Grand roman sur la mémoire de l’esclavage et la transmission intergénérationnelle des traumatismes qui en résultent, La vie privée d’oubli retrace la vie de multiples personnages, tous issus d’une esclave au destin tragique, dont l’esprit veille sur sa descendance. De la Guadeloupe à Paris, de Dakar à Panama, les destins de ces descendants sont tous marqués, à leur manière, par la mémoire de l’esclavage, ce qui convainc le lecteur de l’actualité et de la profondeur des traumatismes historiques que sont la traite d’êtres humains, le colonialisme et le néo-colonialisme.
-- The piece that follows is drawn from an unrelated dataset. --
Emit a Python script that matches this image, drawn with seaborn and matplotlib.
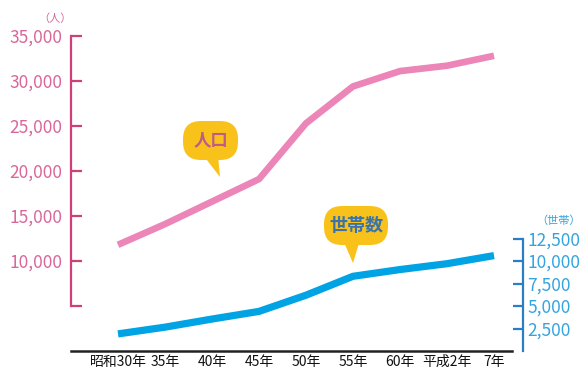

Benoît Vitkine, L’enclave, Les Arènes
4e de couv Dans la chaleur de l’été 1991, tandis que l’URSS s’écroule, un adolescent rentre chez lui. Celui qu’on appelle « le Gris » sort de prison. Alors qu’il longe les eaux froides de la Baltique pour retrouver enfin sa ville natale, Kaliningrad, il découvre un pays et des habitants métamorphosés. Pour lui, tout commence enfin. Roman de la chute de l’empire soviétique, L’Enclave nous emmène sur les chemins de la quête la plus difficile et la plus belle qui soit : la liberté. |
En quoi ce roman nous aide-t-il à comprendre notre temps ?
L’enclave, c’est Kaliningrad, alias Königsberg, où se sont cristallisés les drames du XXème siècle européen. Nous sommes en 1991, l’URSS s’effondre. Un jeune taulard récemment libéré, sans repères éthiques, erre dans un monde lui-même anomique. Il rencontre des personnages qui ne savent pas quoi faire de cette nouvelle « liberté » qu’ils n’ont pas demandée. Cette errance des personnages sur un territoire hors-sol au moment où idéologie et carcan institutionnel s’effondrent, contient en germe la violence de la Russie d’aujourd’hui.